## Task goal
Search the material and gather each line with "document" in it.

## Task input
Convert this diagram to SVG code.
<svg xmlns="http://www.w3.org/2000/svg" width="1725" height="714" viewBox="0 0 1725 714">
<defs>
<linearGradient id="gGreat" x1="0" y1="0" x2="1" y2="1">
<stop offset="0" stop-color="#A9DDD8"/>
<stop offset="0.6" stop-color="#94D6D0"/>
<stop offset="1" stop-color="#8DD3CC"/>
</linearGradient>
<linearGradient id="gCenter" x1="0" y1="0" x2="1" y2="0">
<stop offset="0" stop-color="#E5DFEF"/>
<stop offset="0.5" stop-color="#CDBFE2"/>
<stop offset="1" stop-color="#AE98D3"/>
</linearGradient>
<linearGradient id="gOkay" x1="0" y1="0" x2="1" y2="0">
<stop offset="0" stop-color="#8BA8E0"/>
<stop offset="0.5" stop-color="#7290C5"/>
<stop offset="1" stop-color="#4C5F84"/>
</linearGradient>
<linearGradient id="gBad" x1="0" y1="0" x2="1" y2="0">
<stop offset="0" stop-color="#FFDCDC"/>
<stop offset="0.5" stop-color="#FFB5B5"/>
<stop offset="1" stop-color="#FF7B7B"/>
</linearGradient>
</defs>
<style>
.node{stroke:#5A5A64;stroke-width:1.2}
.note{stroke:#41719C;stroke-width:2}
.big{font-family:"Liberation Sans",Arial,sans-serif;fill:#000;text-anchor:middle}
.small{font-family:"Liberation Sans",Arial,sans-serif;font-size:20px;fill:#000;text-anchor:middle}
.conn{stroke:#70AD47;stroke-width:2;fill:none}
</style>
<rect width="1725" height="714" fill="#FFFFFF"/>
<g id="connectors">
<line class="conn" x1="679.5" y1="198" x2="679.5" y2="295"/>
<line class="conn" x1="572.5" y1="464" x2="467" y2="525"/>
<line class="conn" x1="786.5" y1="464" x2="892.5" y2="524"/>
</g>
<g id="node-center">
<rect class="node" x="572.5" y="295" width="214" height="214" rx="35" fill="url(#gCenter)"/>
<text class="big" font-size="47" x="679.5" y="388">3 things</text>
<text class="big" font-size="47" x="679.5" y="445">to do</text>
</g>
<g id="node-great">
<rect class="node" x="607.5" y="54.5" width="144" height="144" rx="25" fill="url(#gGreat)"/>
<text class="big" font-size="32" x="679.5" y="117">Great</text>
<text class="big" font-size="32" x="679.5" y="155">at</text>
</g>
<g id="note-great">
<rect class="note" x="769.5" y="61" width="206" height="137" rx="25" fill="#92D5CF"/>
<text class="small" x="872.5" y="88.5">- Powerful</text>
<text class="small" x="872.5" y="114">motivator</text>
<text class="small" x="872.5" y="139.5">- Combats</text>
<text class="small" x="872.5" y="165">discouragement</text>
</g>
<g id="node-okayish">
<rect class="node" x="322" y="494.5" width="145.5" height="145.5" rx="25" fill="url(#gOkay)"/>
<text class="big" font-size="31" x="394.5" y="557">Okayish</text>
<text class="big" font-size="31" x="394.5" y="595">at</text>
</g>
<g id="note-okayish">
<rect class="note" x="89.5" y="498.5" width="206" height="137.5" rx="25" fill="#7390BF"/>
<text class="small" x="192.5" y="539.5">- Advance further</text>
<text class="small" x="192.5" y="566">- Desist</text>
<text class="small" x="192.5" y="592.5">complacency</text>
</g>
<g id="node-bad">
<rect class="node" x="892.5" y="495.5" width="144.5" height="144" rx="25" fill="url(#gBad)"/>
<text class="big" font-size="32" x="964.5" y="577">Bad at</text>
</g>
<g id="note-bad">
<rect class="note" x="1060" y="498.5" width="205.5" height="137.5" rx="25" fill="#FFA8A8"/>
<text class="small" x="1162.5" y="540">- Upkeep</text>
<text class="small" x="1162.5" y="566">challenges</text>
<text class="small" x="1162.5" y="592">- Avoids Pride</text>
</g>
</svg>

--

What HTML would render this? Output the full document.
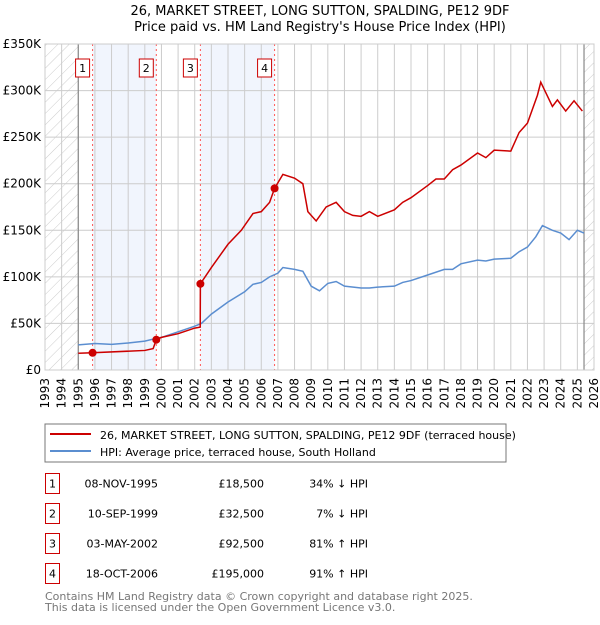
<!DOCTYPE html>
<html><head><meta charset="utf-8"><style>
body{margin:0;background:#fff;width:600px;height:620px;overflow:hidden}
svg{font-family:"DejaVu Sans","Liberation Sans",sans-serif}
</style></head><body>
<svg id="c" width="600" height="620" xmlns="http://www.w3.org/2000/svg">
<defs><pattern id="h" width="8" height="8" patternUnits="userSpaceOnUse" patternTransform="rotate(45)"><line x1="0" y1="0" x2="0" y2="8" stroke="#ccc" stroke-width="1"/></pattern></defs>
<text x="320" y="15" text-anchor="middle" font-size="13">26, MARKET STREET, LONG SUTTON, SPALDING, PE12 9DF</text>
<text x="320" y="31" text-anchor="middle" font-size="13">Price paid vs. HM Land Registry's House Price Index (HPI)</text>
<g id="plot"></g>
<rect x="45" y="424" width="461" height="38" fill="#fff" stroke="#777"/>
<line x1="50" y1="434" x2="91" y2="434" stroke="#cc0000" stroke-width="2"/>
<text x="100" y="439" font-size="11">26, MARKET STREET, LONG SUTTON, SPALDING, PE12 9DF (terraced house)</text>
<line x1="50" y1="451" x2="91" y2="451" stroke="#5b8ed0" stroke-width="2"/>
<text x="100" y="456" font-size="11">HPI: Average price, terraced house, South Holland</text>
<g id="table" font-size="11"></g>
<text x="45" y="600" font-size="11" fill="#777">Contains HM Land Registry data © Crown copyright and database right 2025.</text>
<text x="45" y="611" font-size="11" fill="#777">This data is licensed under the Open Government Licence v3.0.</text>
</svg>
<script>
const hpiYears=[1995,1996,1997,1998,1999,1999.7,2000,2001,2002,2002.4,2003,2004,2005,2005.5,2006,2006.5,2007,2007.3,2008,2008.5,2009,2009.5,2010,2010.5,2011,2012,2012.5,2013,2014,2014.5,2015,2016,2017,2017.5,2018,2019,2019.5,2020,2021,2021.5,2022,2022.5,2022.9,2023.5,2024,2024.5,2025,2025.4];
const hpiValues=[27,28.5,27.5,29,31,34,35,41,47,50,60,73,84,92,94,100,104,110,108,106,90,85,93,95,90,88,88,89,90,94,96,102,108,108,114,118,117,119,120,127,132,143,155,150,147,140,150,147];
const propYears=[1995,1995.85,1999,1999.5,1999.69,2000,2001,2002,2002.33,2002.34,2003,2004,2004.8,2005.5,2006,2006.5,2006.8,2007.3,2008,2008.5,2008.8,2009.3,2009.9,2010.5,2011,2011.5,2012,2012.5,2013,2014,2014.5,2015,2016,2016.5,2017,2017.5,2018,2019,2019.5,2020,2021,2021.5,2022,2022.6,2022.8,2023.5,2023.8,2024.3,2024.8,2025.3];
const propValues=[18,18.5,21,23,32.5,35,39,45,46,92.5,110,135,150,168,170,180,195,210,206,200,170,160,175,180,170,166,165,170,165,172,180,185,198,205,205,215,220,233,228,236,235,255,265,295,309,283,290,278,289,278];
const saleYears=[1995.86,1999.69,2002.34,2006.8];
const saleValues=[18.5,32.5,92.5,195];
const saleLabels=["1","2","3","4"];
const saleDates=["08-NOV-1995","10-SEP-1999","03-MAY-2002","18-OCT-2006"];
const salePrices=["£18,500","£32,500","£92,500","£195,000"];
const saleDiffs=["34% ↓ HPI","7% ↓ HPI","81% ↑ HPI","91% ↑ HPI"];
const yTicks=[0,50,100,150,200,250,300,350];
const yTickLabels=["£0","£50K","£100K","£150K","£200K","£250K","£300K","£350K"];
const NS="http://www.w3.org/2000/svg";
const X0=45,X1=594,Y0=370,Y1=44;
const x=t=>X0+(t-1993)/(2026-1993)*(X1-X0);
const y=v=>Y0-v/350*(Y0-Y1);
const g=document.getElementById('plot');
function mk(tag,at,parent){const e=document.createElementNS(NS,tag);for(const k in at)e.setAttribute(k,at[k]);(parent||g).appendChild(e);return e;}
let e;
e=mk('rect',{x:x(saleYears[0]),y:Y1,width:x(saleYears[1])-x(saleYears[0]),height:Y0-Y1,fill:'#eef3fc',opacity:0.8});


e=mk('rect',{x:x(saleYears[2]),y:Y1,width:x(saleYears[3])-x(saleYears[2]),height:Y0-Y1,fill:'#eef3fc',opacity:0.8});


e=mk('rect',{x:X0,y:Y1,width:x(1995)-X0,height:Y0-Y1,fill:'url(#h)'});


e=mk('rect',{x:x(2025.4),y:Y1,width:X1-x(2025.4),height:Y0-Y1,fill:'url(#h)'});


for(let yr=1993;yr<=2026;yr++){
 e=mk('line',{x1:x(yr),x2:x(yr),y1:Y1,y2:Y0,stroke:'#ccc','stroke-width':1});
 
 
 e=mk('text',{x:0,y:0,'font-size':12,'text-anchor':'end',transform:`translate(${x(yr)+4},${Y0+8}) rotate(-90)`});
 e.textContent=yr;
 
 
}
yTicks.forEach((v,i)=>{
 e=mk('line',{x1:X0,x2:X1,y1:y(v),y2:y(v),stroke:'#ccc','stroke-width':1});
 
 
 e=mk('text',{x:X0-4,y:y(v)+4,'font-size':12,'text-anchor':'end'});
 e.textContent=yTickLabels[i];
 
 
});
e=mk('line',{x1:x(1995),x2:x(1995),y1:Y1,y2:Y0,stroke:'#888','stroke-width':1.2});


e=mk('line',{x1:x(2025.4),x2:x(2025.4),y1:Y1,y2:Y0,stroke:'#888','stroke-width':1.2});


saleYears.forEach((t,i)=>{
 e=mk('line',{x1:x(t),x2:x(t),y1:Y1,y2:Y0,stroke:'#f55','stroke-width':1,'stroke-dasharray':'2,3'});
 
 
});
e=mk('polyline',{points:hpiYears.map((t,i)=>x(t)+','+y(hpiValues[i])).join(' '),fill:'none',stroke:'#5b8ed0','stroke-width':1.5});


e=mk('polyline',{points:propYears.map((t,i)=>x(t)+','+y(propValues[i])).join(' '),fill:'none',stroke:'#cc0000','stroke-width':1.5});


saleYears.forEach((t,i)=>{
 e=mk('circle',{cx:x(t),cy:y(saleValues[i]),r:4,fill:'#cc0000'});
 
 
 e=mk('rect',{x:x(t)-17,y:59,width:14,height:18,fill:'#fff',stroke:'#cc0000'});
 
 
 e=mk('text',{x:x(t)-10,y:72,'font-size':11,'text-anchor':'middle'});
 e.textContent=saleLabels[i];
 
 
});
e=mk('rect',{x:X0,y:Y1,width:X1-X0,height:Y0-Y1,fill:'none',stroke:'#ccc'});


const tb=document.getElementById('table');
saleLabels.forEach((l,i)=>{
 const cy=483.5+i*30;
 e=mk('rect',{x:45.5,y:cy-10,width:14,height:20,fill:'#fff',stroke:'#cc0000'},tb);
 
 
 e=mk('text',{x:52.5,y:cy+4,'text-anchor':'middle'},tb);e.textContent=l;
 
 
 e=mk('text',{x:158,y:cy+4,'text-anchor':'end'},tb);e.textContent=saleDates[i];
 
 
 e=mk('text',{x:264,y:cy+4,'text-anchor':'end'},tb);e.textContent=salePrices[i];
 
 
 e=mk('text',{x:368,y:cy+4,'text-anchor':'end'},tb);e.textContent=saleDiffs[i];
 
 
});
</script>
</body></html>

## Exercise answer
What HTML would render this? Output the full document.
const g=document.getElementById('plot');
function mk(tag,at,parent){const e=document.createElementNS(NS,tag);for(const k in at)e.setAttribute(k,at[k]);(parent||g).appendChild(e);return e;}
const tb=document.getElementById('table');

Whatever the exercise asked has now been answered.